El “Ministerio del Tiempo” es una de las series de la televisión española más exitosa de los últimos años. El argumento es tan sencillo como fantástico. En tiempos de Isabel la Católica, un cabalista judío ofrece a la reina el “Libro de las Puertas”, que contiene el secreto para viajar en el tiempo. A cambio, la reina le ofrece su protección -una garantía nada deleznable en la época de la Pragmática Sanción-. Desde entonces existe en España una agencia gubernamental, el Ministerio del Tiempo, cuya función es monitorear permanentemente el curso de la historia e impedir que alguien intente alterarlo, aunque sea con las mejores intenciones.
“El tiempo es el que es”, y no puede ni debe ser otro, reza el lema del Ministerio. Patrullas reclutadas en distintos momentos de la historia arriesgan su vida para que así permanezca. A veces, de hecho, algunos agentes del ministerio la pierden en el curso de sus misiones. Y no por causa de muerte, como descubrirá el lector curioso, por respeto al cual no se dirá mucho más en esta columna.

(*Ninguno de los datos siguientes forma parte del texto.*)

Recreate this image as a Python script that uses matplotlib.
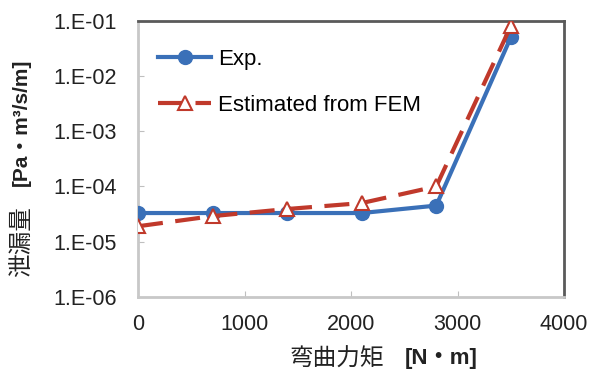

Puede que a otros lectores esta breve sinopsis les evoque la osadía de Raimundo Silva, el revisor de pruebas que protagoniza la “Historia del cerco de Lisboa” de José Saramago. Y no sin razón. En ambos casos la cuestión fundamental es la de la historia contrafactual o alternativa. ¿Cómo sería el presente si el pasado hubiera sido distinto? La ucronía es el equivalente histórico de la utopía, y algunos historiadores como Niall Ferguson la han empleado para descubrir nuevas vetas de análisis en hechos cruciales como, por ejemplo, la entrada de Gran Bretaña en la I Guerra Mundial.
Acaso un ejercicio de este tipo sea pertinente para entender lo que está en juego en las elecciones que hoy se realizan en México, en las que según todas las encuestas se impondrá el líder del Movimiento de Regeneración Nacional (Morena), Andrés Manuel López Obrador.
Es la tercera vez que AMLO -como lo conocen propios y extraños- se postula a la presidencia mexicana. A lo largo de esta campaña, cuyo telón de fondo ha sido la sombría imagen que proyectan la corrupción y la inseguridad (asociada a distintas formas de crimen organizado), López Obrador ha intentado mostrarse mucho más moderado que en sus anteriores intentos. Aunque lo más probable es que siga siendo ese “mesías tropical” cuyo perfil trazó magistralmente Enrique Krauze en un ensayo publicado hace 12 años, cuando por primera vez AMLO puso su nombre -y su idea de México y de sí mismo (“hay que ser como Lázaro Cárdenas en lo social y como Benito Juárez en lo político”)- a consideración de sus compatriotas.
Si así son las cosas, el AMLO relativamente apaciguado volverá a descubrir muy pronto su verdadero rostro. El rostro del autoproclamado justiciero y redentor que viene a limpiar la política y a acabar con la desigualdad. El rostro del outsider que ha venido a derrotar de una vez y para siempre a las fuerzas del establecimiento (“a los mismos de siempre”), no obstante estar haciendo política y ejerciendo cargos públicos de hace más de un cuarto de siglo. El rostro del restaurador nacional que, como lo sugiere el nombre de la coalición que lo apoya, aspira a hacer historia -o más bien, hacer de México su propia historia.. El rostro, en síntesis, del populista de siempre, con los riesgos de siempre.
¿Qué hubiera pasado si los líderes políticos mexicanos hubieran hecho las cosas distintas? ¿Si las instituciones republicanas no hubieran perdido la confianza y la credibilidad de los mexicanos? ¿Si los partidos políticos hubieran sido capaces de cumplir su papel como vasos comunicantes entre la ciudadanía y el sistema político? ¿Si la generación de nueva riqueza hubiera potenciado la consolidación de una más amplia y más autónoma clase media? ¿Si la ciudadanía hubiera hecho también la parte que le corresponde?
Habría que acudir al Ministerio del Tiempo para contestar estas preguntas. Sólo para saber, desde luego. Porque guste o no, la historia es la que es y no una cosa distinta.